### WHAT THE TASK REQUIRES
Extract all lines containing "chart".
"""
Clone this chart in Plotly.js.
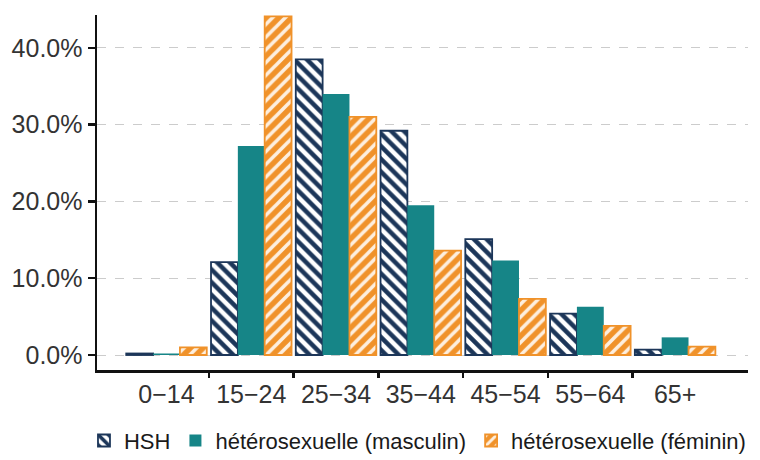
<!DOCTYPE html>
<html>
<head>
<meta charset="utf-8">
<script src="https://cdn.plot.ly/plotly-3.0.1.min.js"></script>
<style>html,body{margin:0;padding:0;background:#fff;}#chart{width:760px;height:460px;}</style>
</head>
<body>
<div id="chart"></div>
<script>
const categories = ["0\u221214", "15\u221224", "25\u221234", "35\u221244", "45\u221254", "55\u221264", "65+"];
const hsh = [0.2, 12.1, 38.5, 29.2, 15.1, 5.4, 0.7];
const heteroMasc = [0.2, 27.2, 34.0, 19.5, 12.3, 6.3, 2.3];
const heteroFem = [1.0, 44.1, 31.0, 13.6, 7.3, 3.8, 1.1];
const yTicks = [0, 10, 20, 30, 40];
const seriesNames = ["HSH", "hétérosexuelle (masculin)", "hétérosexuelle (féminin)"];

const idx = categories.map((c, i) => i);
const boundaries = idx.slice(0, -1).map(i => i + 0.5);

const navy = "#1c3659";
const teal = "#168587";
const orange = "#f0922a";

const traces = [
  {
    type: "bar", name: seriesNames[0], x: idx, y: hsh,
    marker: {color: "#ffffff", line: {color: navy, width: 1.8},
      pattern: {shape: "\\", fgcolor: navy, bgcolor: "#ffffff", fgopacity: 1, size: 9, solidity: 0.5, fillmode: "overlay"}}
  },
  {
    type: "bar", name: seriesNames[1], x: idx, y: heteroMasc,
    marker: {color: teal, line: {color: teal, width: 0}}
  },
  {
    type: "bar", name: seriesNames[2], x: idx, y: heteroFem,
    marker: {color: orange, line: {color: orange, width: 1.8},
      pattern: {shape: "/", fgcolor: "#ffffff", bgcolor: orange, fgopacity: 0.85, size: 9, solidity: 0.4, fillmode: "overlay"}}
  },
  {
    type: "scatter", x: boundaries, y: boundaries.map(() => null), xaxis: "x2", showlegend: false, hoverinfo: "skip"
  }
];

const xr = [-0.82, 6.86];
const layout = {
  width: 760, height: 460,
  margin: {l: 97, r: 12, t: 15, b: 90, autoexpand: false},
  paper_bgcolor: "#ffffff", plot_bgcolor: "#ffffff",
  font: {family: "Liberation Sans, Arial, sans-serif", color: "#333333", size: 22},
  barmode: "group", bargap: 0.05, bargroupgap: 0,
  showlegend: true,
  legend: {orientation: "h", x: -0.02, xanchor: "left", y: -0.14, yanchor: "top",
    font: {size: 22, color: "#1a1a1a"}, traceorder: "normal", itemwidth: 30, tracegroupgap: 0},
  xaxis: {
    range: xr, tickvals: idx, ticktext: categories, ticks: "", showgrid: false, zeroline: false,
    showline: true, linecolor: "#111111", linewidth: 2.5,
    tickfont: {size: 25, color: "#333333"}
  },
  xaxis2: {
    overlaying: "x", range: xr, tickvals: boundaries, showticklabels: false, ticks: "outside",
    ticklen: 7, tickwidth: 2.5, tickcolor: "#111111", showgrid: false, zeroline: false, showline: false,
    side: "bottom", anchor: "y"
  },
  yaxis: {
    range: [-1.95, 44.27], tickvals: yTicks, ticktext: yTicks.map(v => v.toFixed(1) + "%"),
    ticks: "outside", ticklen: 7, tickwidth: 2.5, tickcolor: "#111111",
    showline: true, linecolor: "#111111", linewidth: 2.5, zeroline: false,
    showgrid: true, gridcolor: "#cccccc", griddash: "dash", gridwidth: 1,
    tickfont: {size: 25, color: "#333333"}
  }
};

Plotly.newPlot("chart", traces, layout, {displayModeBar: false, staticPlot: true});
</script>
</body>
</html>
"""
### SOLVED PROBLEM
Clone this chart in Plotly.js.
<style>html,body{margin:0;padding:0;background:#fff;}#chart{width:760px;height:460px;}</style>
<div id="chart"></div>
Plotly.newPlot("chart", traces, layout, {displayModeBar: false, staticPlot: true});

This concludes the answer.